Six of the 10 states with the lowest vaccination rates are located in the South, ABC News reports; among them are Kansas, Missouri, and Alabama, where multiple cases of the new, highly infectious delta variant have already been identified. Missouri, along with Arkansas and Utah, is also among the states with the lowest vaccination rates where COVID-19 transmission is rebounding and hospitalizations are rising, according to Bloomberg.
“The wide variation in states’ vaccination rates means that stark disparities in case rates could be America’s norm for awhile,” Axios reports, noting that some parts of the country are struggling to combat new outbreaks while others “saw an average of seven or fewer new cases per 100,000 people over the last week.” Missouri logged 76 new cases per 100,000 people over the last week, compared to four per capita in South Dakota and five in Vermont.

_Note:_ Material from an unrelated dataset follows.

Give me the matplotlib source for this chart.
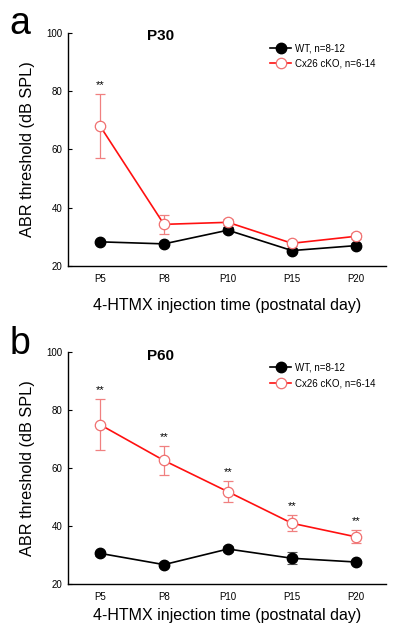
import matplotlib.pyplot as plt

plt.rcParams['font.family'] = ['Liberation Sans', 'DejaVu Sans']

days = ['P5', 'P8', 'P10', 'P15', 'P20']

# P30
wt_p30 = [28.3, 27.6, 32.3, 25.3, 27.0]
wt_p30_err = [0.8, 0.8, 1.0, 0.8, 0.8]
ko_p30 = [68.1, 34.3, 35.0, 27.8, 30.2]
ko_p30_err = [11.0, 3.2, 1.0, 0.8, 1.0]
stars_p30 = [0]

# P60
wt_p60 = [30.5, 26.6, 32.0, 28.8, 27.5]
wt_p60_err = [0.8, 0.8, 1.0, 2.0, 0.8]
ko_p60 = [75.0, 62.6, 51.8, 40.9, 36.2]
ko_p60_err = [8.7, 5.0, 3.7, 2.8, 2.2]
stars_p60 = [0, 1, 2, 3, 4]

fig = plt.figure(figsize=(4, 6.43), dpi=100)
ax_a = fig.add_axes([0.17, 0.5863, 0.795, 0.3624])
ax_b = fig.add_axes([0.17, 0.0922, 0.795, 0.3599])

panels = [
    (ax_a, 'a', 'P30', wt_p30, wt_p30_err, ko_p30, ko_p30_err, stars_p30, 10),
    (ax_b, 'b', 'P60', wt_p60, wt_p60_err, ko_p60, ko_p60_err, stars_p60, 4),
]

x = list(range(len(days)))
for ax, letter, title, wt, wt_err, ko, ko_err, stars, xpad in panels:
    wt_c = ax.errorbar(x, wt, yerr=wt_err, color='black', ecolor='#555555', elinewidth=0.8,
                       capsize=3.5, capthick=0.8, lw=1.2, marker='o', ms=7.5,
                       mfc='black', mec='black', zorder=2)
    ko_c = ax.errorbar(x, ko, yerr=ko_err, color='#ff1010', ecolor='#f08080', elinewidth=0.9,
                       capsize=3.5, capthick=0.9, lw=1.2, marker='o', ms=7.5,
                       mfc='white', mec='#f07070', mew=0.9, zorder=3)
    for i in stars:
        ax.annotate('**', (x[i], ko[i] + ko_err[i]), xytext=(0, 4.5),
                    textcoords='offset points', ha='center', va='baseline', fontsize=8)

    ax.set_xlim(-0.5, 4.47)
    ax.set_ylim(20, 100)
    ax.set_xticks(x)
    ax.set_xticklabels(days)
    ax.set_yticks([20, 40, 60, 80, 100])
    ax.tick_params(axis='y', direction='in', length=3, width=0.8, labelsize=7, pad=4)
    ax.tick_params(axis='x', length=0, labelsize=7, pad=6)
    ax.spines['top'].set_visible(False)
    ax.spines['right'].set_visible(False)
    ax.spines['left'].set_linewidth(1.0)
    ax.spines['bottom'].set_linewidth(1.0)

    ax.set_ylabel('ABR threshold (dB SPL)', fontsize=11.7, labelpad=8)
    ax.set_xlabel('4-HTMX injection time (postnatal day)', fontsize=11.5, labelpad=xpad)
    ax.text(0.29, 0.985, title, transform=ax.transAxes, ha='center', va='center',
            fontsize=11, fontweight='bold')
    ax.text(-0.185, 1.037, letter, transform=ax.transAxes, ha='left', va='center', fontsize=27)

    ax.legend([wt_c.lines[0], ko_c.lines[0]], ['WT, n=8-12', 'Cx26 cKO, n=6-14'],
              loc='upper left', bbox_to_anchor=(0.635, 0.955), frameon=False, fontsize=7,
              handlelength=2.2, handletextpad=0.4, labelspacing=0.55, borderaxespad=0,
              borderpad=0)

fig.savefig('out.png', dpi=100)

The Biden administration has had to grapple for months with vaccine reluctance in red states, as Republican supporters of Donald Trump have proven more likely to shun the shot.
With the threat of new variants and a national average of more than 200 deaths every day, combatting vaccine hesitancy has taken on new urgency. Those dying from COVID-19 are “overwhelmingly” unvaccinated people, Fauci told Tapper, noting that “for those who don’t want to get vaccinated because they need more information, it’s on us.”
But an overflow of misinformation is also a crucial part of the holdout, according to CNN’s Brian Stelter, who notes that “vaccine hesitancy isn’t occurring in a vacuum” but is, at least in part, a product of right-wing media’s coverage of the rollout.
“What if the forces in right-wing media would have enthusiastically encouraged their audiences to get vaccinated?” Stelter writes, pondering the impact of an outlet like Fox News taking the virus seriously from the start.
“Where would we be as a country if folks like Tucker Carlson accurately explained the science behind the shots to their viewers? … How many lives might have been saved?”